[CLJ-1312] clojure.string/split on empty string includes empty string in results Created: 21/Dec/13 Updated: 07/Sep/14 Resolved: 21/Dec/13
|Affects Version/s:||Release 1.5|
Splitting a string using clojure.string/split with an empty regex includes the empty string in the results - is this expected behaviour?
|Comment by Alex Miller [ 21/Dec/13 8:05 AM ]|
Yes, I think so. This is a case where Clojure defers to the host (Java) for behavior. I think the way to interpret this is that the empty pattern matches all strings. Split checks left to right whether there is a next chunk of string that matches the pattern. The empty pattern matches at the beginning to a string of length 0. Something like that.
|Comment by Mark Engelberg [ 07/Sep/14 12:27 PM ]|
This bug is a real problem, because it works differently on Windows than on Linux. On Windows, clojure.string/split behaves exactly as you'd expect:
user=> (clojure.string/split "abc" #"")
Only on Linux do you get the strange behavior where the empty string shows up at the beginning of the list.
I recently had a student that got burned by this in some webserver code that relied on splitting using the empty regex. It performed flawlessly on her local Windows machine, but mysteriously broke when she uploaded the uberwar to the cloud. The bug was very difficult to track down.

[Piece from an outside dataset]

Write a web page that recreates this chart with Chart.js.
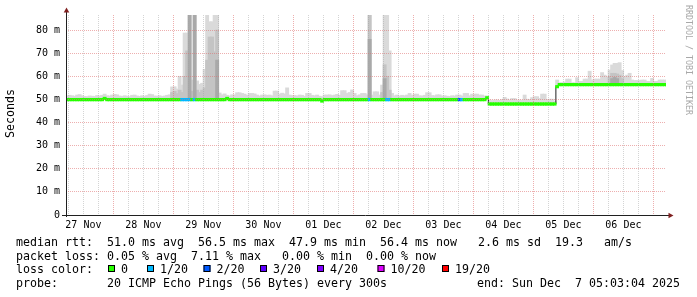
<!DOCTYPE html>
<html><head><meta charset="utf-8">
<script src="https://cdn.jsdelivr.net/npm/chart.js@4.4.1/dist/chart.umd.min.js"></script>
<style>html,body{margin:0;padding:0;background:#fff;}#wrap{width:697px;height:297px;}</style>
</head><body><div id="wrap"><canvas id="c" width="697" height="297"></canvas></div>
<script>
// ---- data (hours since 27 Nov 00:00) ----
const dayLabels = ['27 Nov','28 Nov','29 Nov','30 Nov','01 Dec','02 Dec','03 Dec','04 Dec','05 Dec','06 Dec'];
const yTickLabels = ['0','10 m','20 m','30 m','40 m','50 m','60 m','70 m','80 m'];
const startHour = 5.05, endHour = 245.05, yMax = 86.5;
const firstHour = 5;
// upper edge of the smoke (max ping), one value per hour, ms
const smokeMax = [
 51.5,51.8,51.6,51.4,51.9,52.1,51.6,51.3,51.2,51.5,51.4,51.3,51.7,51.5,51.8,52.3,51.6,51.5,51.9,
 52.2,52.0,51.5,51.3,51.6,51.4,51.2,51.8,51.9,51.5,51.3,51.6,51.4,51.7,52.3,52.1,51.5,51.4,51.6,51.3,51.5,51.8,52.0,55.4,
 55.5,54.5,60.0,56.2,78.7,78.7,86.5,58.4,86.5,58.0,56.5,57.0,63.0,86.5,83.6,83.6,86.5,86.5,52.8,52.0,52.4,51.8,51.5,52.0,
 52.0,52.9,52.9,52.6,52.3,51.8,52.6,52.6,52.4,51.9,51.5,51.9,52.0,51.8,51.9,51.6,53.6,53.6,52.3,52.7,52.4,55.0,51.9,51.7,
 51.7,51.5,51.9,51.8,51.4,52.6,52.6,51.8,51.6,51.9,51.4,51.2,51.9,51.9,52.0,51.7,51.9,52.2,51.8,53.8,53.8,52.6,53.0,54.1,
 52.6,51.6,52.0,52.6,52.6,52.0,86.5,51.9,53.3,53.3,51.9,56.2,86.5,86.5,71.0,52.6,51.6,51.9,51.5,51.8,51.6,51.9,52.6,51.8,
 52.3,52.3,51.6,51.5,51.8,52.9,52.9,51.7,51.6,52.0,52.0,51.5,51.6,51.4,51.3,51.6,51.5,51.9,51.9,51.5,52.6,52.6,51.6,52.3,
 52.3,52.3,51.9,51.9,51.5,51.5,
 49.8,49.5,49.7,49.8,49.6,50.0,50.9,50.2,49.8,50.4,50.4,49.7,49.8,49.6,51.9,50.1,50.0,50.8,
 51.2,51.2,50.4,52.3,52.3,50.0,50.1,50.1,49.3,
 58.4,57.2,57.2,57.5,58.8,58.8,57.2,57.2,59.4,57.8,57.8,58.8,58.8,62.2,58.4,
 58.8,58.8,58.8,61.6,60.5,59.6,62.7,64.9,65.6,65.6,65.9,62.5,59.9,60.5,61.3,58.4,58.2,58.2,58.2,58.4,58.4,57.8,57.8,59.1,57.8,57.8,58.4,58.4,58.4,58.4
];
// denser smoke layers (hour, top in ms)
const midHours = [47,48,49,50,51,52,53,55,57,58,59,60,61,62,63,64,65,126,131,132,133,134,222,223,224,225,226,227];
const midTops  = [53.0,53.5,52.5,54.0,53.0,60.0,71.0,53.5,54.0,53.0,54.0,55.0,67.0,77.0,77.0,70.6,80.0,86.5,53.0,65.0,60.0,54.0,60.0,61.3,61.3,61.0,60.5,59.0];
const darkHours = [54,56,65,126,132,223,224,225];
const darkTops  = [86.5,86.5,67.0,76.0,59.0,59.0,59.5,59.0];
// median rtt as change points [hour, ms]
const medianSteps = [[5,49.9],[20,50.4],[21,49.9],[69,50.4],[70,49.9],[107,49.3],[108,49.9],[173,50.7],[174,48.0],[201,55.5],[202,56.4]];
// packet loss (pings lost of 20) as change points [hour, lost]
const lossSteps = [[5,0],[51,1],[55,0],[56,1],[57,0],[126,1],[127,0],[133,1],[135,0],[162,2],[163,1],[164,0]];
const lossLegend = [['0','#26ff00'],['1/20','#00b8ff'],['2/20','#0059ff'],['3/20','#5e00ff'],['4/20','#7e00ff'],['10/20','#dd00ff'],['19/20','#ff0000']];
const lossColor = {0:'#26ff00',1:'#00b8ff',2:'#0059ff'};
const legendLines = [
 'median rtt:  51.0 ms avg  56.5 ms max  47.9 ms min  56.4 ms now   2.6 ms sd  19.3   am/s',
 'packet loss: 0.05 % avg  7.11 % max   0.00 % min  0.00 % now',
 'loss color:',
 'probe:       20 ICMP Echo Pings (56 Bytes) every 300s'
];
const endText = 'end: Sun Dec  7 05:03:04 2025';

// ---- build tables ----
function stepAt(steps, h){ let v = steps[0][1]; for (const s of steps) if (h >= s[0]) v = s[1]; return v; }
const hours = smokeMax.map((_, i) => firstHour + i);
const medianAt = hours.map(h => stepAt(medianSteps, h));
const lossAt = hours.map(h => stepAt(lossSteps, h));
const xTicks = [];
for (let d = 0; d <= dayLabels.length; d++) for (const q of [0,6,12,18]) { const h = 24*d+q; if (h >= startHour && h <= endHour) xTicks.push(h); }
const yTicks = []; for (let v = 0; v <= 85; v += 5) yTicks.push(v);

const MONO = '"DejaVu Sans Mono", monospace';
const MAJOR = 'rgba(222,110,110,0.55)', MINOR = 'rgba(160,160,160,0.45)';

const decor = {
  id: 'decor',
  afterDraw(chart) {
    const ctx = chart.ctx, a = chart.chartArea;
    ctx.save();
    const ax = Math.round(a.left) + 0.5, ay = Math.round(a.bottom) + 0.5;
    ctx.strokeStyle = '#202020'; ctx.lineWidth = 1;
    ctx.beginPath(); ctx.moveTo(ax, a.bottom + 2); ctx.lineTo(ax, a.top - 3); ctx.stroke();
    ctx.beginPath(); ctx.moveTo(a.left - 4, ay); ctx.lineTo(a.right + 3, ay); ctx.stroke();
    ctx.fillStyle = '#7f1f1f';
    ctx.beginPath(); ctx.moveTo(ax, a.top - 7.5); ctx.lineTo(ax - 2.8, a.top - 2.5); ctx.lineTo(ax + 2.8, a.top - 2.5); ctx.closePath(); ctx.fill();
    ctx.beginPath(); ctx.moveTo(a.right + 7.5, ay); ctx.lineTo(a.right + 2.5, ay - 2.8); ctx.lineTo(a.right + 2.5, ay + 2.8); ctx.closePath(); ctx.fill();
    // axis title
    ctx.fillStyle = '#000';
    ctx.font = '11.63px ' + MONO;
    ctx.save(); ctx.translate(10.5, 113.5); ctx.rotate(-Math.PI/2);
    ctx.textAlign = 'center'; ctx.textBaseline = 'middle'; ctx.fillText('Seconds', 0, 0); ctx.restore();
    // watermark
    ctx.save(); ctx.translate(688.5, 60); ctx.rotate(Math.PI/2);
    ctx.fillStyle = '#a8a8a8'; ctx.font = '8.3px ' + MONO;
    ctx.textAlign = 'center'; ctx.textBaseline = 'middle'; ctx.fillText('RRDTOOL / TOBI OETIKER', 0, 0); ctx.restore();
    // legend
    ctx.fillStyle = '#000'; ctx.font = '11.63px ' + MONO; ctx.textAlign = 'left'; ctx.textBaseline = 'alphabetic';
    const base = [246, 259.5, 273, 286.5];
    legendLines.forEach((t, i) => ctx.fillText(t, 16, base[i]));
    ctx.textAlign = 'right'; ctx.fillText(endText, 680, base[3]); ctx.textAlign = 'left';
    const boxX = [108, 147, 203.5, 260, 317, 377.5, 442];
    lossLegend.forEach((it, i) => {
      const x = boxX[i];
      ctx.fillStyle = it[1]; ctx.fillRect(x, 265, 7, 7);
      ctx.strokeStyle = '#000'; ctx.strokeRect(x + 0.5, 265.5, 6, 6);
      ctx.fillStyle = '#000'; ctx.fillText(it[0], x + 13, base[2]);
    });
    ctx.restore();
  }
};

const barCommon = { type: 'bar', grouped: false, barThickness: 3.2, borderWidth: 0 };
new Chart(document.getElementById('c'), {
  type: 'bar',
  data: { datasets: [
    Object.assign({}, barCommon, { label: 'median', order: 1,
      data: hours.map((h, i) => ({ x: h + 0.5, y: [medianAt[i] - 0.55, medianAt[i] + 0.55] })),
      backgroundColor: hours.map((h, i) => lossColor[lossAt[i]]) }),
    { type: 'line', label: 'medianLine', order: 2, stepped: true, borderColor: '#202020', borderWidth: 1, pointRadius: 0, fill: false,
      data: medianSteps.map(s => ({ x: s[0], y: s[1] })).concat([{ x: endHour + 1, y: medianSteps[medianSteps.length - 1][1] }]) },
    Object.assign({}, barCommon, { label: 'dark', order: 3, backgroundColor: '#a9a9a9',
      data: darkHours.map((h, i) => ({ x: h + 0.5, y: [stepAt(medianSteps, h), darkTops[i]] })) }),
    Object.assign({}, barCommon, { label: 'mid', order: 4, backgroundColor: '#c4c4c4',
      data: midHours.map((h, i) => ({ x: h + 0.5, y: [stepAt(medianSteps, h), midTops[i]] })) }),
    Object.assign({}, barCommon, { label: 'smoke', order: 5, backgroundColor: '#dadada',
      data: hours.map((h, i) => ({ x: h + 0.5, y: [medianAt[i], smokeMax[i]] })) })
  ]},
  options: {
    responsive: false, animation: false, devicePixelRatio: 1,
    layout: { padding: { left: 0, top: 15, right: 31, bottom: 52 } },
    plugins: { legend: { display: false }, tooltip: { enabled: false } },
    scales: {
      x: { type: 'linear', min: startHour, max: endHour, offset: false,
        grid: { offset: false, z: 1, drawTicks: false, lineWidth: 1, color: c => (c.tick && c.tick.value % 24 === 0) ? MAJOR : MINOR },
        border: { display: false, dash: [1, 1] },
        afterBuildTicks: s => { s.ticks = xTicks.map(v => ({ value: v })); },
        afterFit: s => { s.height = 30; },
        ticks: { autoSkip: false, maxRotation: 0, minRotation: 0, padding: 4, color: '#000', font: { family: MONO, size: 10 },
          callback: v => (v % 24 === 12) ? dayLabels[(v - 12) / 24] : '' } },
      y: { type: 'linear', min: 0, max: yMax,
        grid: { z: 1, drawTicks: false, lineWidth: 1, color: c => (c.tick && c.tick.value % 10 === 0) ? MAJOR : MINOR },
        border: { display: false, dash: [1, 1] },
        afterBuildTicks: s => { s.ticks = yTicks.map(v => ({ value: v })); },
        afterFit: s => { s.width = 66; },
        ticks: { padding: 6, color: '#000', font: { family: MONO, size: 10 },
          callback: v => (v % 10 === 0) ? yTickLabels[v / 10] : '' } }
    }
  },
  plugins: [decor]
});
</script></body></html>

If this were a bug on both Windows and Linux, at least you could plan around it. But right now, it's an obstacle to Clojure's capability of running consistently across platforms.
|Comment by Mark Engelberg [ 07/Sep/14 12:40 PM ]|
Upon further research, I've found that this is not a Windows/Linux issue, rather it's a difference between Java 7 and Java 8. On Java 8, splitting with the empty string no longer produces a sequence that begins with an empty string.
As you said before, this is just a gotcha relating to Java, not a Clojure issue.